Frequently Asked Questions

Is the Violet Evergarden light novel different from the anime?

Yes, substantially. The LN uses non-linear structure and third-party observer narration rather than Violet’s own POV. LN Violet is older and already famous when the story begins. She’s a mythic figure, not a vulnerable girl learning to feel. LN Gilbert is considerably colder than his anime counterpart. The 2020 film and OVA are entirely anime-original, and the two versions diverge completely by the Vol 2 ending.

How many volumes is the Violet Evergarden light novel?

Four volumes: Vol 1 (December 2015), Vol 2 (December 2016), Gaiden: Eternity and the Auto Memory Doll (March 2018), and Vol 3 / Ever After (March 2020). The series is complete. No continuation has been announced by Kana Akatsuki or KA Esuma Bunko.

Is there an official English translation of the Violet Evergarden light novel?

No. As of 2026, there is no official English translation. KyoAni publishes through their own imprint KA Esuma Bunko. The literary complexity of Akatsuki’s prose style combined with KyoAni’s tight IP control has prevented commercial English licensing. Fan translations exist but are unofficial and vary in quality.

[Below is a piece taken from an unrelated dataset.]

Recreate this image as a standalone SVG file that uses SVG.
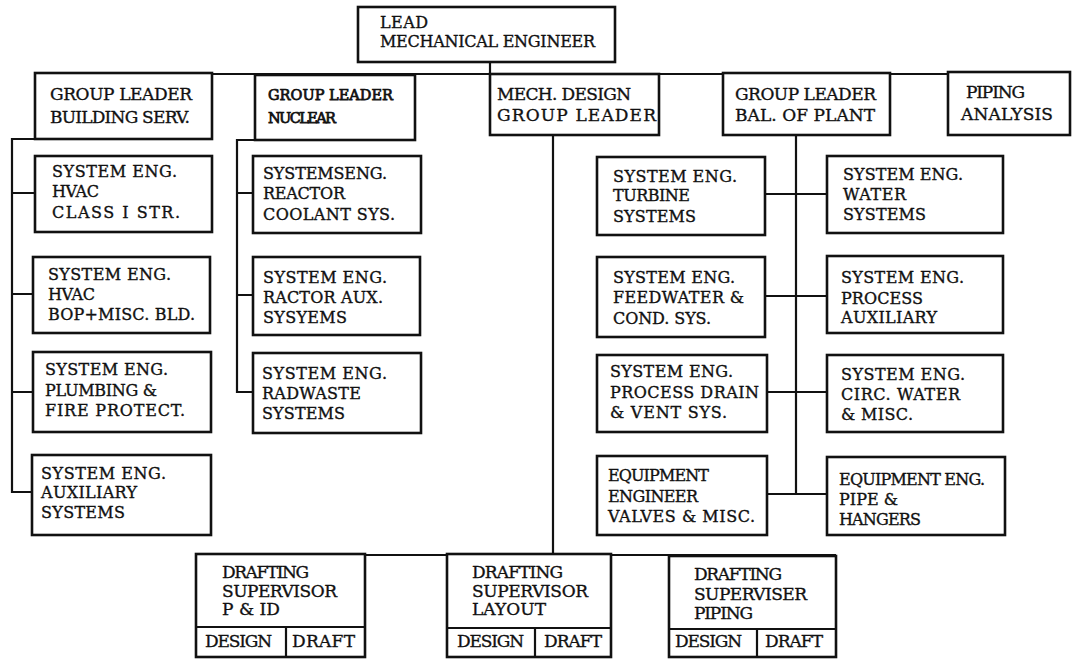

Where does the Violet Evergarden anime end in the light novel?

The anime adapts selected chapters from Vols 1–2, but the two versions diverge completely by the Vol 2 ending and cannot be reconciled. Episode 13’s conclusion and the Vol 2 LN ending are separate stories. The 2020 film’s ending has no LN counterpart and exists only in the anime universe.

Should I read the Violet Evergarden light novel if I loved the anime?

Yes, with adjusted expectations. The LN contains roughly half the total chapter content never animated. Its non-linear mystery-box structure creates an experience the anime couldn’t replicate, and both Violet and Gilbert are different characters here. Treat it as a parallel story, not a continuation. Start from Vol 1. Mentally separate LN-Gilbert from the anime version before you begin.